:: WHAT IS EXPECTED ::
Exact reproduction of the data is required, with images excluded.

(Figure scripts)
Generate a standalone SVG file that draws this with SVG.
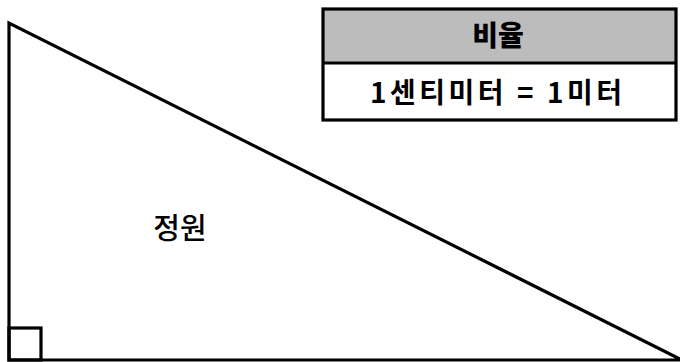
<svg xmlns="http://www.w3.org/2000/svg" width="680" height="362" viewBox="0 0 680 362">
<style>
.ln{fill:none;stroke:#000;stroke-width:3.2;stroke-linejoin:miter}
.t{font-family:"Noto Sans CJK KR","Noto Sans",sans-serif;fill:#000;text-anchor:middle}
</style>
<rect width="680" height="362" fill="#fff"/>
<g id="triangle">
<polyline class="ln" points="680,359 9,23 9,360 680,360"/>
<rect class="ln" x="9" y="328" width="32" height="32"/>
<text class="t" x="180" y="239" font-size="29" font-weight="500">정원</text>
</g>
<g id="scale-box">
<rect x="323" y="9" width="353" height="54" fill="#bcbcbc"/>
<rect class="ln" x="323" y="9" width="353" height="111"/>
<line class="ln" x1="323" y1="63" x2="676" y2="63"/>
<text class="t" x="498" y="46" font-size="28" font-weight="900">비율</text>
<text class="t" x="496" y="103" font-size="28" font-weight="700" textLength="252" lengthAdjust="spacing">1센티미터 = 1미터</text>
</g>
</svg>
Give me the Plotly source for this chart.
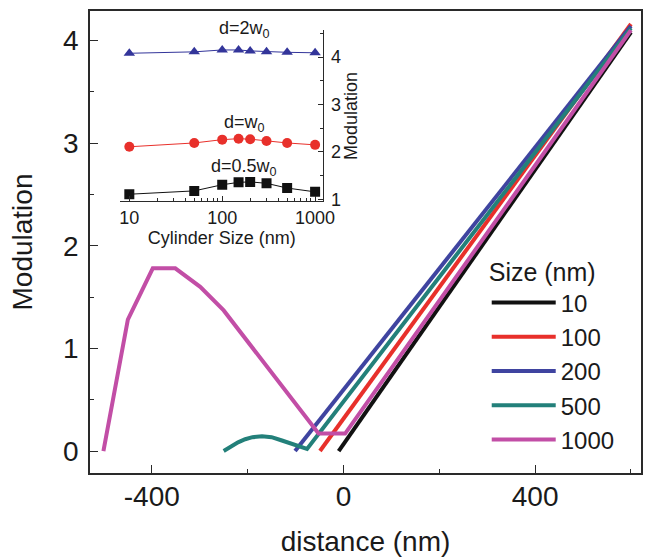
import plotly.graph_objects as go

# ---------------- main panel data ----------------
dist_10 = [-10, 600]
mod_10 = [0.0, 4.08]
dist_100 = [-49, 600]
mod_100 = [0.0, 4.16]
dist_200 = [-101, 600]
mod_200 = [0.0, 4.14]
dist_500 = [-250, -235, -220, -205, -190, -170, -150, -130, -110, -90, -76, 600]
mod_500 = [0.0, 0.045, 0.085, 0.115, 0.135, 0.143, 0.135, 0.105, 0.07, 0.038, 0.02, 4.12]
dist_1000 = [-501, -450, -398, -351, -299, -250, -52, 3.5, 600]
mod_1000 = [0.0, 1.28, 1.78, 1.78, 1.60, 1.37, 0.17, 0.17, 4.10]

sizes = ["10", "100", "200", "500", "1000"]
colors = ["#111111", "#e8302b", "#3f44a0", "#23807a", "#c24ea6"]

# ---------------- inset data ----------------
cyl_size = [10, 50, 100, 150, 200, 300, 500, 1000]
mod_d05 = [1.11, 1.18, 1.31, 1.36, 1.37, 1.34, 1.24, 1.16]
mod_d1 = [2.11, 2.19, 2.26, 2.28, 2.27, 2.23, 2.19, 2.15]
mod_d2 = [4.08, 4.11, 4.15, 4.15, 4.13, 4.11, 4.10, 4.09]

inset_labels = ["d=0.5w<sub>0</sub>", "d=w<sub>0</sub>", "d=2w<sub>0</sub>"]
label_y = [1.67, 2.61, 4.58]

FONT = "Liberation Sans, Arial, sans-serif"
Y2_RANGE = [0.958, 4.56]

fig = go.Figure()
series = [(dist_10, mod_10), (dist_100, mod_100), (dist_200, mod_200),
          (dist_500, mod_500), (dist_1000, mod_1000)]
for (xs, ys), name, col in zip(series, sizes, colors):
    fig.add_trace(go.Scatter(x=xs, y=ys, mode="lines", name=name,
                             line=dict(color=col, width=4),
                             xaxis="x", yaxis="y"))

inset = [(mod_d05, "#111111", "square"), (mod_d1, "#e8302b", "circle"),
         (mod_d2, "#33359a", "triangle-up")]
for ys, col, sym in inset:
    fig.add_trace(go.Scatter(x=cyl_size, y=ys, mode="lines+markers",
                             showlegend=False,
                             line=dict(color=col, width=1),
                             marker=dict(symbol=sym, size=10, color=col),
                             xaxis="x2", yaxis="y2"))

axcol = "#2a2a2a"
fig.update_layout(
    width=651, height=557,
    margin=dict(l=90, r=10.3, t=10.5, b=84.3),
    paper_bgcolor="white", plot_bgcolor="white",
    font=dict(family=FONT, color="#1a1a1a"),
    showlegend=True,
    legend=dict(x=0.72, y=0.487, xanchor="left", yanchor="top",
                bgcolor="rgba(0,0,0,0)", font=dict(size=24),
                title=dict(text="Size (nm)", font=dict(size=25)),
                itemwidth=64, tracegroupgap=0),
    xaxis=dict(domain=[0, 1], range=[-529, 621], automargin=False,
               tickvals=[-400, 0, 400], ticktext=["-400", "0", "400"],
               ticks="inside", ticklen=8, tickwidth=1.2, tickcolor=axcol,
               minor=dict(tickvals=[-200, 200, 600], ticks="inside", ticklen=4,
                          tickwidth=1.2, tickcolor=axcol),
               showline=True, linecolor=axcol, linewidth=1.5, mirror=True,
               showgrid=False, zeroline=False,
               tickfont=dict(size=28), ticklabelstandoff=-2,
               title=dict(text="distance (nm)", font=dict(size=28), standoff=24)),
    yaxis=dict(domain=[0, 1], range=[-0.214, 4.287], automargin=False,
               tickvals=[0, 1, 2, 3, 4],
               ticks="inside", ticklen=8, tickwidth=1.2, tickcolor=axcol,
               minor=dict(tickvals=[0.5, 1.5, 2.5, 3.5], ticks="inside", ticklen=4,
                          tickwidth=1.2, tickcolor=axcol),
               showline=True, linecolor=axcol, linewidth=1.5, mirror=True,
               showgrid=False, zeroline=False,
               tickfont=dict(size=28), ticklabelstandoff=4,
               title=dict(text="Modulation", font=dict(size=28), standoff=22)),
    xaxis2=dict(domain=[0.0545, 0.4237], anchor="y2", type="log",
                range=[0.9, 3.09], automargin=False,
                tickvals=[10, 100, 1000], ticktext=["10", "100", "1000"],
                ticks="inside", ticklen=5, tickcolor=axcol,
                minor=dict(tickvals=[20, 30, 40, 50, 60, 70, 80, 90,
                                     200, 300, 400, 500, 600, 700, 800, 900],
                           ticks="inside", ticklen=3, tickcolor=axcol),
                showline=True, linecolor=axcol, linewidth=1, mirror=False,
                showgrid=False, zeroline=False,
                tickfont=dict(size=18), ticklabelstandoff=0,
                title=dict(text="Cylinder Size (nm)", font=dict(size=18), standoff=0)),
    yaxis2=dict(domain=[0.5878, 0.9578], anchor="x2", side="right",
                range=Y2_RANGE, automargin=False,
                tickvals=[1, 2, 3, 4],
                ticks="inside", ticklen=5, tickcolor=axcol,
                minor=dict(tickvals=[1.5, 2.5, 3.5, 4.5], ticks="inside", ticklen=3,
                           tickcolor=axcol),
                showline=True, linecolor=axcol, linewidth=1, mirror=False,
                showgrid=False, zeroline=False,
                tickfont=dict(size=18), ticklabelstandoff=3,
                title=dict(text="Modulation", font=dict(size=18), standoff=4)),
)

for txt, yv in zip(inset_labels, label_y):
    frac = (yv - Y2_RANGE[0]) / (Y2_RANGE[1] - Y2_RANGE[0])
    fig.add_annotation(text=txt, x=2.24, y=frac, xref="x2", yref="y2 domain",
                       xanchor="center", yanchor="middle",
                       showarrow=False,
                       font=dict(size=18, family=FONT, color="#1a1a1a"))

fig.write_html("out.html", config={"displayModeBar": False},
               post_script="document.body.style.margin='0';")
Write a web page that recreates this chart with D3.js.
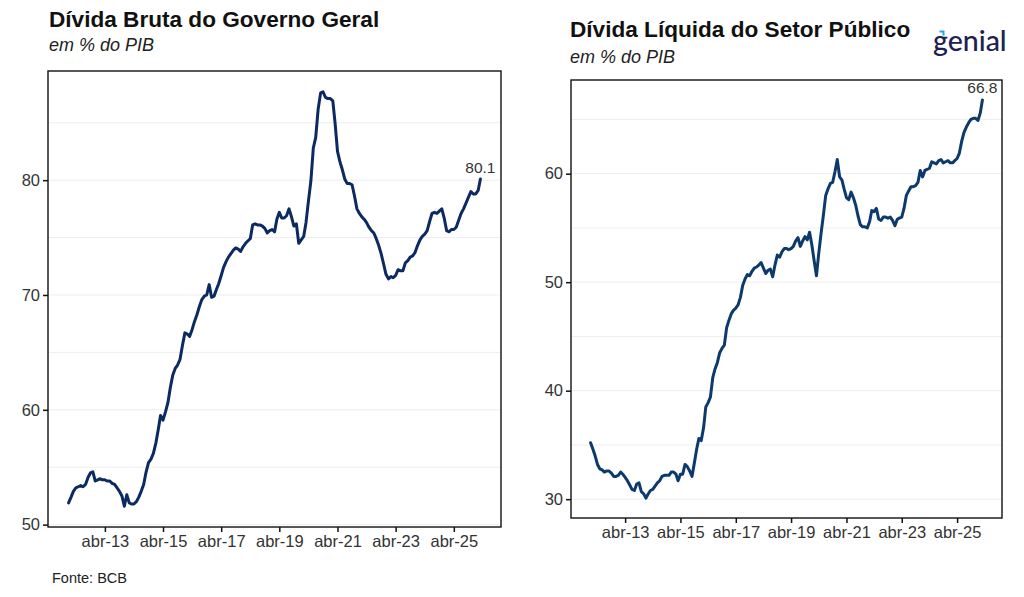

:: WRITTEN ANSWER ::
Generate a standalone SVG file that draws this with SVG.
<svg xmlns="http://www.w3.org/2000/svg" width="680" height="362" viewBox="0 0 680 362">
<style>
.ln{fill:none;stroke:#000;stroke-width:3.2;stroke-linejoin:miter}
.t{font-family:"Noto Sans CJK KR","Noto Sans",sans-serif;fill:#000;text-anchor:middle}
</style>
<rect width="680" height="362" fill="#fff"/>
<g id="triangle">
<polyline class="ln" points="680,359 9,23 9,360 680,360"/>
<rect class="ln" x="9" y="328" width="32" height="32"/>
<text class="t" x="180" y="239" font-size="29" font-weight="500">정원</text>
</g>
<g id="scale-box">
<rect x="323" y="9" width="353" height="54" fill="#bcbcbc"/>
<rect class="ln" x="323" y="9" width="353" height="111"/>
<line class="ln" x1="323" y1="63" x2="676" y2="63"/>
<text class="t" x="498" y="46" font-size="28" font-weight="900">비율</text>
<text class="t" x="496" y="103" font-size="28" font-weight="700" textLength="252" lengthAdjust="spacing">1센티미터 = 1미터</text>
</g>
</svg>
Give me the Plotly source for this chart.
import plotly.graph_objects as go

# ---------------- main panel data ----------------
dist_10 = [-10, 600]
mod_10 = [0.0, 4.08]
dist_100 = [-49, 600]
mod_100 = [0.0, 4.16]
dist_200 = [-101, 600]
mod_200 = [0.0, 4.14]
dist_500 = [-250, -235, -220, -205, -190, -170, -150, -130, -110, -90, -76, 600]
mod_500 = [0.0, 0.045, 0.085, 0.115, 0.135, 0.143, 0.135, 0.105, 0.07, 0.038, 0.02, 4.12]
dist_1000 = [-501, -450, -398, -351, -299, -250, -52, 3.5, 600]
mod_1000 = [0.0, 1.28, 1.78, 1.78, 1.60, 1.37, 0.17, 0.17, 4.10]

sizes = ["10", "100", "200", "500", "1000"]
colors = ["#111111", "#e8302b", "#3f44a0", "#23807a", "#c24ea6"]

# ---------------- inset data ----------------
cyl_size = [10, 50, 100, 150, 200, 300, 500, 1000]
mod_d05 = [1.11, 1.18, 1.31, 1.36, 1.37, 1.34, 1.24, 1.16]
mod_d1 = [2.11, 2.19, 2.26, 2.28, 2.27, 2.23, 2.19, 2.15]
mod_d2 = [4.08, 4.11, 4.15, 4.15, 4.13, 4.11, 4.10, 4.09]

inset_labels = ["d=0.5w<sub>0</sub>", "d=w<sub>0</sub>", "d=2w<sub>0</sub>"]
label_y = [1.67, 2.61, 4.58]

FONT = "Liberation Sans, Arial, sans-serif"
Y2_RANGE = [0.958, 4.56]

fig = go.Figure()
series = [(dist_10, mod_10), (dist_100, mod_100), (dist_200, mod_200),
          (dist_500, mod_500), (dist_1000, mod_1000)]
for (xs, ys), name, col in zip(series, sizes, colors):
    fig.add_trace(go.Scatter(x=xs, y=ys, mode="lines", name=name,
                             line=dict(color=col, width=4),
                             xaxis="x", yaxis="y"))

inset = [(mod_d05, "#111111", "square"), (mod_d1, "#e8302b", "circle"),
         (mod_d2, "#33359a", "triangle-up")]
for ys, col, sym in inset:
    fig.add_trace(go.Scatter(x=cyl_size, y=ys, mode="lines+markers",
                             showlegend=False,
                             line=dict(color=col, width=1),
                             marker=dict(symbol=sym, size=10, color=col),
                             xaxis="x2", yaxis="y2"))

axcol = "#2a2a2a"
fig.update_layout(
    width=651, height=557,
    margin=dict(l=90, r=10.3, t=10.5, b=84.3),
    paper_bgcolor="white", plot_bgcolor="white",
    font=dict(family=FONT, color="#1a1a1a"),
    showlegend=True,
    legend=dict(x=0.72, y=0.487, xanchor="left", yanchor="top",
                bgcolor="rgba(0,0,0,0)", font=dict(size=24),
                title=dict(text="Size (nm)", font=dict(size=25)),
                itemwidth=64, tracegroupgap=0),
    xaxis=dict(domain=[0, 1], range=[-529, 621], automargin=False,
               tickvals=[-400, 0, 400], ticktext=["-400", "0", "400"],
               ticks="inside", ticklen=8, tickwidth=1.2, tickcolor=axcol,
               minor=dict(tickvals=[-200, 200, 600], ticks="inside", ticklen=4,
                          tickwidth=1.2, tickcolor=axcol),
               showline=True, linecolor=axcol, linewidth=1.5, mirror=True,
               showgrid=False, zeroline=False,
               tickfont=dict(size=28), ticklabelstandoff=-2,
               title=dict(text="distance (nm)", font=dict(size=28), standoff=24)),
    yaxis=dict(domain=[0, 1], range=[-0.214, 4.287], automargin=False,
               tickvals=[0, 1, 2, 3, 4],
               ticks="inside", ticklen=8, tickwidth=1.2, tickcolor=axcol,
               minor=dict(tickvals=[0.5, 1.5, 2.5, 3.5], ticks="inside", ticklen=4,
                          tickwidth=1.2, tickcolor=axcol),
               showline=True, linecolor=axcol, linewidth=1.5, mirror=True,
               showgrid=False, zeroline=False,
               tickfont=dict(size=28), ticklabelstandoff=4,
               title=dict(text="Modulation", font=dict(size=28), standoff=22)),
    xaxis2=dict(domain=[0.0545, 0.4237], anchor="y2", type="log",
                range=[0.9, 3.09], automargin=False,
                tickvals=[10, 100, 1000], ticktext=["10", "100", "1000"],
                ticks="inside", ticklen=5, tickcolor=axcol,
                minor=dict(tickvals=[20, 30, 40, 50, 60, 70, 80, 90,
                                     200, 300, 400, 500, 600, 700, 800, 900],
                           ticks="inside", ticklen=3, tickcolor=axcol),
                showline=True, linecolor=axcol, linewidth=1, mirror=False,
                showgrid=False, zeroline=False,
                tickfont=dict(size=18), ticklabelstandoff=0,
                title=dict(text="Cylinder Size (nm)", font=dict(size=18), standoff=0)),
    yaxis2=dict(domain=[0.5878, 0.9578], anchor="x2", side="right",
                range=Y2_RANGE, automargin=False,
                tickvals=[1, 2, 3, 4],
                ticks="inside", ticklen=5, tickcolor=axcol,
                minor=dict(tickvals=[1.5, 2.5, 3.5, 4.5], ticks="inside", ticklen=3,
                           tickcolor=axcol),
                showline=True, linecolor=axcol, linewidth=1, mirror=False,
                showgrid=False, zeroline=False,
                tickfont=dict(size=18), ticklabelstandoff=3,
                title=dict(text="Modulation", font=dict(size=18), standoff=4)),
)

for txt, yv in zip(inset_labels, label_y):
    frac = (yv - Y2_RANGE[0]) / (Y2_RANGE[1] - Y2_RANGE[0])
    fig.add_annotation(text=txt, x=2.24, y=frac, xref="x2", yref="y2 domain",
                       xanchor="center", yanchor="middle",
                       showarrow=False,
                       font=dict(size=18, family=FONT, color="#1a1a1a"))

fig.write_html("out.html", config={"displayModeBar": False},
               post_script="document.body.style.margin='0';")
Write a web page that recreates this chart with D3.js.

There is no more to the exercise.